The men in the video were clearly identified by their signature white helmets, along with vests embroidered with the Syria Civil Defense logo.
The public execution took place in the small city of Jasim, in Syria’s southern Daraa province — which is often described as a hub for “moderate” rebels. Activists posted the video on May 16 on the Facebook page Coordination of the City of Al-Harra, Mother of the Martyrs, a site for the opposition in the neighboring city of Al-Harra.
Two days later, Syria Civil Defense released a carefully crafted statement admitting its members were involved in the execution. The statement noted that a tribal council in Jasim had asked the White Helmets “to humanely dispose of the body of a person that had been sentenced to death, by the local court, for murder.” The group said it had “conducted an investigation” into the execution, and in response dismissed a White Helmet leader, while temporarily suspending two other team members.
Executing an Oscar-worthy performance
This is not the first time the White Helmets have appeared as participants in a public execution.
A jarring execution filmed in 2015 in the rebel-held town of Haritan shows two members of Syria Civil Defense waiting just off camera while a member of Syria’s al-Qaeda affiliate, Jabhat al-Nusra, reads out a death sentence, before shooting a man dressed in street clothes in the head. Seconds later, the White Helmets team tosses the man’s body onto a stretcher and scrambles away.
WARNING: This video features violence that may disturb viewers.

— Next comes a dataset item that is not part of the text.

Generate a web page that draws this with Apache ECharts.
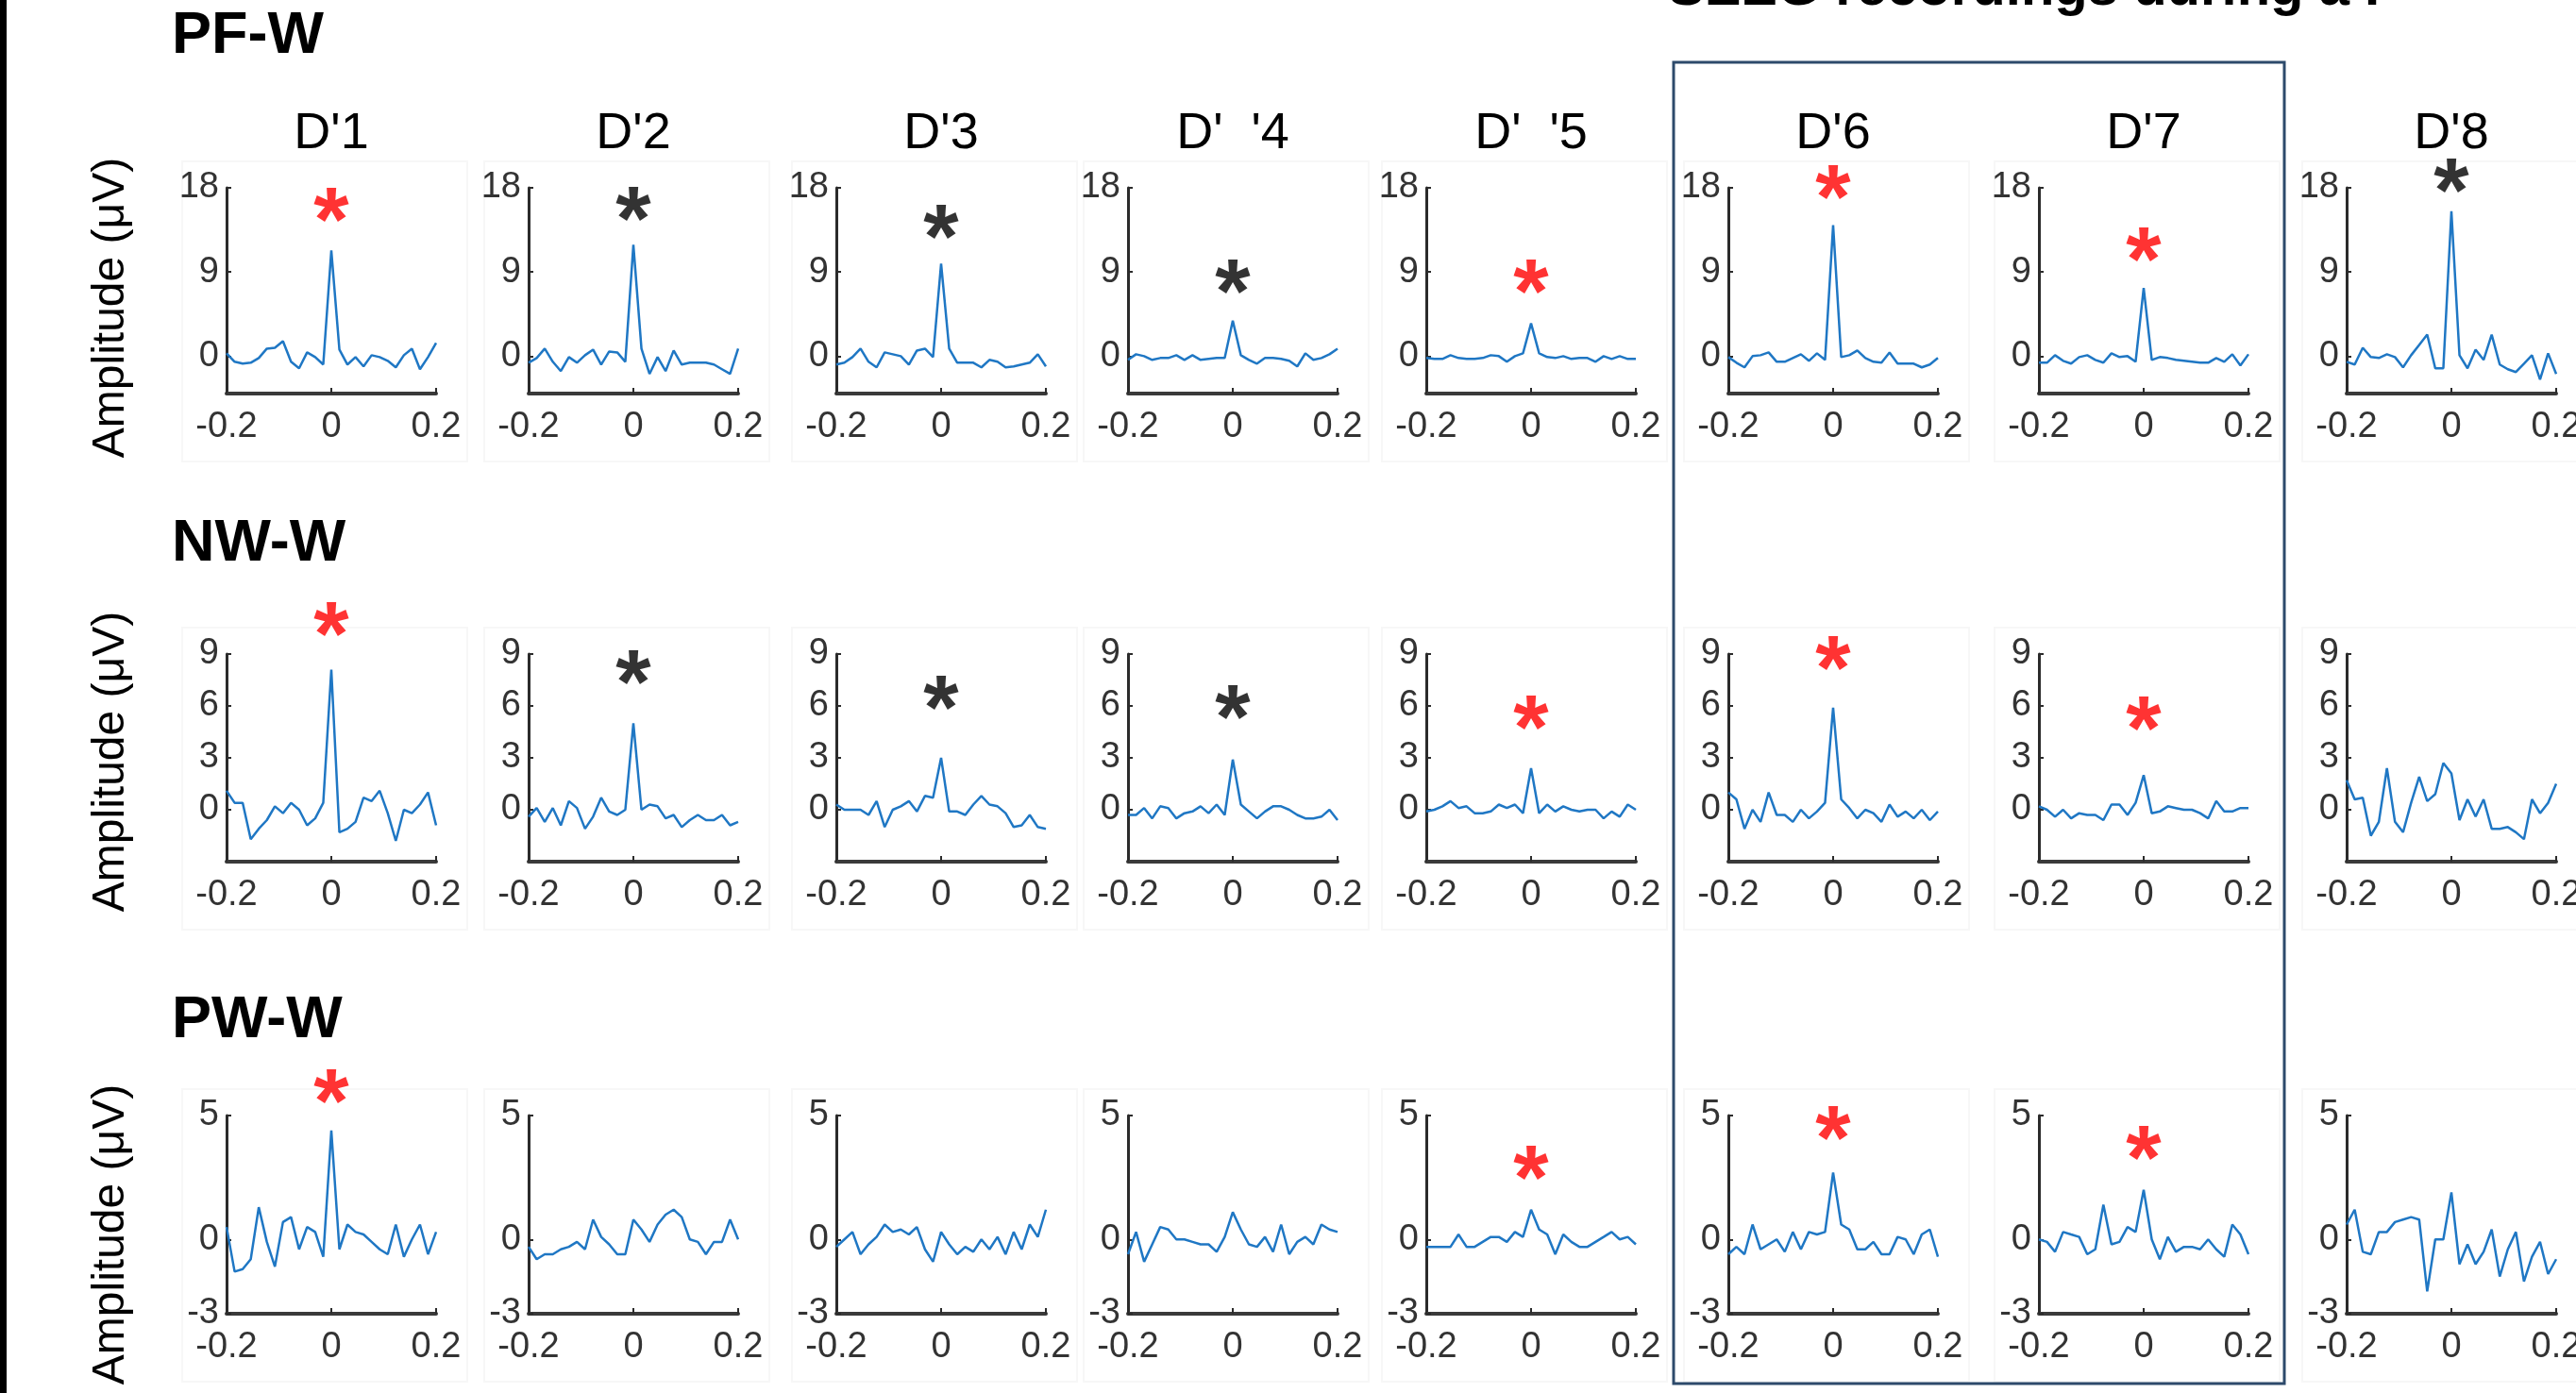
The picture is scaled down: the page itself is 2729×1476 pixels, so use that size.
<!DOCTYPE html>
<html>
<head>
<meta charset="utf-8">
<title>SEEG recordings</title>
<script src="https://cdn.jsdelivr.net/npm/echarts@6/dist/echarts.min.js"></script>
<style>
  html, body { margin: 0; padding: 0; background: #fff; overflow: hidden; }
  #main { width: 2729px; height: 1476px; }
</style>
</head>
<body>
<div id="main"></div>
<script>
// time axis (s), sample points of every trace
var times = [-0.2, -0.1846, -0.1692, -0.1538, -0.1385, -0.1231, -0.1077, -0.0923, -0.0769,
  -0.0615, -0.0462, -0.0308, -0.0154, 0, 0.0154, 0.0308, 0.0462, 0.0615, 0.0769,
  0.0923, 0.1077, 0.1231, 0.1385, 0.1538, 0.1692, 0.1846, 0.2];

var rowNames = ['PF-W', 'NW-W', 'PW-W'];
var colNames = ["D'1", "D'2", "D'3", "D'  '4", "D'  '5", "D'6", "D'7", "D'8"];
var yMin = [-4, -3, -3];
var yMax = [18, 9, 5];
var yTickValues = [[0, 9, 18], [0, 3, 6, 9], [-3, 0, 5]];

// amplitude (uV), one array per contact
var pfW = [
  [0.3,-0.6,-0.8,-0.7,-0.2,0.8,0.9,1.6,-0.6,-1.3,0.4,-0.1,-0.9,11.3,0.7,-0.9,-0.1,-1.1,0.1,-0.1,-0.5,-1.2,0.1,0.8,-1.4,-0.1,1.4],
  [-0.7,-0.2,0.8,-0.6,-1.6,-0.1,-0.7,0.1,0.7,-0.9,0.5,0.4,-0.6,11.9,0.8,-1.9,-0.1,-1.6,0.6,-0.9,-0.7,-0.7,-0.7,-0.9,-1.4,-1.9,0.8],
  [-0.9,-0.7,-0.1,0.8,-0.6,-1.2,0.4,0.2,0.0,-0.9,0.6,0.8,-0.1,9.9,0.8,-0.7,-0.7,-0.7,-1.2,-0.4,-0.6,-1.2,-1.1,-0.9,-0.7,0.2,-1.1],
  [-0.4,0.2,0.0,-0.4,-0.2,-0.2,0.1,-0.4,0.1,-0.4,-0.3,-0.2,-0.2,3.8,0.1,-0.4,-0.8,-0.2,-0.2,-0.3,-0.5,-1.1,0.3,-0.4,-0.2,0.2,0.8],
  [-0.2,-0.3,-0.3,0.1,-0.2,-0.3,-0.3,-0.2,0.1,0.0,-0.6,0.0,0.3,3.5,0.3,-0.1,-0.2,0.0,-0.3,-0.2,-0.2,-0.6,0.0,-0.3,0.0,-0.3,-0.3],
  [-0.1,-0.7,-1.2,0.0,0.1,0.4,-0.6,-0.6,-0.2,0.2,-0.5,0.3,-0.4,14.0,-0.1,0.1,0.6,-0.2,-0.6,-0.7,0.4,-0.8,-0.8,-0.8,-1.2,-0.9,-0.2],
  [-0.7,-0.7,0.1,-0.5,-0.8,-0.1,0.1,-0.4,-0.7,0.3,-0.1,0.0,-0.6,7.3,-0.4,-0.1,-0.2,-0.4,-0.5,-0.6,-0.7,-0.7,-0.2,-0.6,0.2,-1.0,0.2],
  [-0.6,-0.9,0.9,-0.1,-0.2,0.2,-0.1,-1.2,0.1,1.2,2.3,-1.3,-1.3,15.5,0.1,-1.3,0.7,-0.4,2.3,-0.9,-1.4,-1.7,-0.8,0.1,-2.5,0.3,-1.9]
];
var nwW = [
  [1.1,0.4,0.4,-1.7,-1.1,-0.6,0.2,-0.2,0.4,0.0,-0.9,-0.5,0.4,8.1,-1.3,-1.1,-0.7,0.7,0.5,1.1,-0.2,-1.8,0.0,-0.2,0.3,1.0,-0.9],
  [-0.4,0.1,-0.7,0.1,-0.9,0.5,0.1,-1.1,-0.4,0.7,-0.1,-0.3,0.0,5.0,0.0,0.3,0.2,-0.5,-0.3,-1.0,-0.6,-0.3,-0.6,-0.6,-0.3,-0.9,-0.7],
  [0.3,0.0,0.0,0.0,-0.3,0.5,-1.0,0.0,0.2,0.5,-0.1,0.8,0.7,3.0,-0.1,-0.1,-0.3,0.3,0.8,0.3,0.2,-0.2,-1.0,-0.9,-0.3,-1.0,-1.1],
  [-0.3,-0.3,0.1,-0.5,0.2,0.1,-0.5,-0.2,-0.1,0.2,-0.2,0.3,-0.3,2.9,0.3,-0.1,-0.5,-0.1,0.2,0.2,0.0,-0.3,-0.5,-0.5,-0.4,0.0,-0.6],
  [-0.1,0.0,0.2,0.5,0.1,0.2,-0.2,-0.2,-0.1,0.3,0.1,0.3,-0.2,2.4,-0.2,0.3,-0.1,0.2,0.0,-0.1,0.0,0.0,-0.5,-0.1,-0.4,0.3,0.0],
  [1.0,0.6,-1.1,0.0,-0.7,1.0,-0.3,-0.3,-0.7,0.0,-0.5,-0.1,0.4,5.9,0.6,0.1,-0.5,0.0,-0.2,-0.7,0.3,-0.4,-0.1,-0.5,0.0,-0.6,-0.1],
  [0.2,0.0,-0.4,0.0,-0.5,-0.2,-0.3,-0.3,-0.6,0.3,0.3,-0.3,0.4,2.0,-0.2,-0.1,0.2,0.1,0.0,0.0,-0.2,-0.5,0.5,-0.1,-0.1,0.1,0.1],
  [1.7,0.6,0.7,-1.5,-0.7,2.4,-0.7,-1.3,0.4,1.9,0.5,0.9,2.7,2.1,-0.6,0.6,-0.4,0.6,-1.1,-1.1,-1.0,-1.3,-1.7,0.6,-0.2,0.4,1.5]
];
var pwW = [
  [0.5,-1.3,-1.2,-0.8,1.3,-0.1,-1.1,0.7,0.9,-0.4,0.5,0.3,-0.7,4.4,-0.4,0.6,0.3,0.2,-0.1,-0.4,-0.6,0.6,-0.7,0.0,0.6,-0.6,0.3],
  [-0.3,-0.8,-0.6,-0.6,-0.4,-0.3,-0.1,-0.4,0.8,0.1,-0.2,-0.6,-0.6,0.8,0.4,-0.1,0.6,1.0,1.2,0.9,0.0,-0.1,-0.6,-0.1,-0.1,0.8,0.0],
  [-0.3,0.0,0.3,-0.6,-0.2,0.1,0.6,0.3,0.4,0.2,0.5,-0.4,-0.9,0.3,-0.2,-0.6,-0.3,-0.5,0.0,-0.4,0.1,-0.6,0.3,-0.4,0.6,0.1,1.2],
  [-0.6,0.3,-0.9,-0.2,0.5,0.4,0.0,0.0,-0.1,-0.2,-0.2,-0.5,0.1,1.1,0.4,-0.2,-0.3,0.1,-0.5,0.6,-0.6,-0.1,0.1,-0.2,0.6,0.4,0.3],
  [-0.3,-0.3,-0.3,-0.3,0.2,-0.3,-0.3,-0.1,0.1,0.1,-0.1,0.3,0.1,1.2,0.4,0.2,-0.6,0.2,-0.1,-0.3,-0.3,-0.1,0.1,0.3,0.0,0.1,-0.2],
  [-0.6,-0.3,-0.6,0.6,-0.4,-0.2,0.0,-0.5,0.3,-0.4,0.3,0.2,0.3,2.7,0.6,0.4,-0.4,-0.4,-0.1,-0.6,-0.6,0.1,0.0,-0.6,0.2,0.4,-0.7],
  [0.0,-0.1,-0.5,0.3,0.2,0.1,-0.6,-0.4,1.4,-0.2,-0.1,0.5,0.3,2.0,0.0,-0.8,0.1,-0.5,-0.3,-0.3,-0.4,0.0,-0.4,-0.7,0.6,0.2,-0.6],
  [0.6,1.2,-0.5,-0.6,0.3,0.3,0.7,0.8,0.9,0.8,-2.1,0.0,0.0,1.9,-1.0,-0.2,-1.0,-0.5,0.4,-1.5,-0.4,0.3,-1.7,-0.7,-0.1,-1.4,-0.8]
];
var rowsData = [pfW, nwW, pwW];

// significance asterisks drawn above t = 0 (null = none)
var starY = [
  [15.9, 16.0, 14.1, 8.3, 8.3, 18.4, 11.7, 19.1],
  [10.9, 8.1, 6.6, 6.1, 5.5, 8.9, 5.4, null],
  [6.1, null, null, null, 3.0, 4.6, 3.8, null]
];
var starColor = [
  ['red', 'black', 'black', 'black', 'red', 'red', 'red', 'black'],
  ['red', 'black', 'black', 'black', 'red', 'red', 'red', null],
  ['red', null, null, null, 'red', 'red', 'red', null]
];

// layout (px)
var colLeft = [240, 560, 886, 1195, 1511, 1831, 2160, 2486];
var panelW = 222;
var rowTop = [199, 693, 1182];
var rowH = [218, 220, 210];
var titleY = [39, 577, 1082];
var ampY = [326, 807, 1308];

var FONT = "'Liberation Sans', Arial, Helvetica, sans-serif";
var NARROW = "'Liberation Sans Narrow', 'Arial Narrow', 'Liberation Sans', sans-serif";
var AXIS_COLOR = '#2b2b2b';
var LINE_COLOR = '#1f77c4';

var myChart = echarts.init(document.getElementById('main'));

var grids = [], xAxes = [], yAxes = [], series = [], graphics = [];

graphics.push({ type: 'rect', shape: { x: 0, y: 0, width: 7, height: 1476 }, style: { fill: '#000' } });
graphics.push({
  type: 'text', x: 1767, y: -11,
  style: { text: 'SEEG recordings during a F', fontSize: 58, fontWeight: 'bold', fontFamily: FONT,
           fill: '#000', align: 'left', verticalAlign: 'middle' }
});
graphics.push({
  type: 'rect', shape: { x: 1773, y: 66, width: 647, height: 1400 },
  style: { fill: 'none', stroke: '#2d4a6b', lineWidth: 3 }
});

for (var c = 0; c < 8; c++) {
  graphics.push({
    type: 'text', x: colLeft[c] + panelW / 2, y: 142,
    style: { text: colNames[c], fontSize: 54, fontFamily: FONT, fill: '#000',
             align: 'center', verticalAlign: 'middle' }
  });
}

for (var r = 0; r < 3; r++) {
  graphics.push({
    type: 'text', x: 182, y: titleY[r],
    style: { text: rowNames[r], fontSize: 63, fontWeight: 'bold', fontFamily: FONT,
             fill: '#000', align: 'left', verticalAlign: 'middle' }
  });
  graphics.push({
    type: 'text', x: 118, y: ampY[r], rotation: Math.PI / 2,
    style: { text: 'Amplitude (\u03bcV)', fontSize: 48, fontFamily: FONT,
             fill: '#000', align: 'center', verticalAlign: 'middle' }
  });
  for (var c = 0; c < 8; c++) {
    var k = r * 8 + c;
    // faint frame of each pasted panel
    graphics.push({
      type: 'rect', z: -1,
      shape: { x: colLeft[c] - 47, y: rowTop[r] - 28, width: panelW + 80, height: rowH[r] + 100 },
      style: { fill: 'none', stroke: '#f7f7f7', lineWidth: 2 }
    });
    grids.push({ left: colLeft[c], top: rowTop[r], width: panelW, height: rowH[r], outerBoundsMode: 'none' });
    xAxes.push({
      gridIndex: k, type: 'value', min: -0.2, max: 0.2, interval: 0.2,
      axisLine: { show: true, onZero: false, lineStyle: { color: '#3a3a3a', width: 4 } },
      axisTick: { show: true, inside: true, length: 6, lineStyle: { color: AXIS_COLOR, width: 2 } },
      axisLabel: { margin: 17, fontSize: 38, fontFamily: NARROW, color: '#333' },
      splitLine: { show: false }
    });
    yAxes.push({
      gridIndex: k, type: 'value', min: yMin[r], max: yMax[r],
      axisLine: { show: true, onZero: false, lineStyle: { color: AXIS_COLOR, width: 3 } },
      axisTick: { show: true, inside: true, length: 5, customValues: yTickValues[r],
                  lineStyle: { color: AXIS_COLOR, width: 2 } },
      axisLabel: { customValues: yTickValues[r], margin: 8, padding: [8, 0, 0, 0],
                   fontSize: 38, fontFamily: NARROW, color: '#333' },
      splitLine: { show: false }
    });
    var vals = rowsData[r][c];
    series.push({
      type: 'line', xAxisIndex: k, yAxisIndex: k, showSymbol: false, symbol: 'none',
      data: times.map(function (t, i) { return [t, vals[i]]; }),
      lineStyle: { color: LINE_COLOR, width: 2.5 }
    });
    if (starY[r][c] !== null) {
      series.push({
        type: 'scatter', xAxisIndex: k, yAxisIndex: k, clip: false, symbolSize: 2,
        itemStyle: { color: 'rgba(0,0,0,0)' },
        data: [[0, starY[r][c]]],
        label: { show: true, position: 'inside', formatter: '*', fontSize: 96, fontWeight: 'bold',
                 fontFamily: FONT, color: starColor[r][c] === 'red' ? '#ff0000' : '#000',
                 textBorderWidth: 0, offset: [0, 19] }
      });
    }
  }
}

var option = {
  animation: false,
  backgroundColor: '#fff',
  grid: grids,
  xAxis: xAxes,
  yAxis: yAxes,
  series: series,
  graphic: graphics
};

myChart.setOption(option);
</script>
</body>
</html>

The 2015 video prompted a carefully worded statement by the organization, condemning the killing and claiming its members were simply fulfilling their task by performing “the emergency burial of the dead.”
A British public relations outfit called the Syria Campaign was hired by an influential British-Syrian billionaire, Ayman Asfari, to market the White Helmets to the Western public. As Max Blumenthal has reported for AlterNet, the Syria Campaign was itself the creation of a slick New York City- and London-based public relations firm called Purpose. Among the PR group’s greatest achievements was fundraising for the widely celebrated Netflix documentary.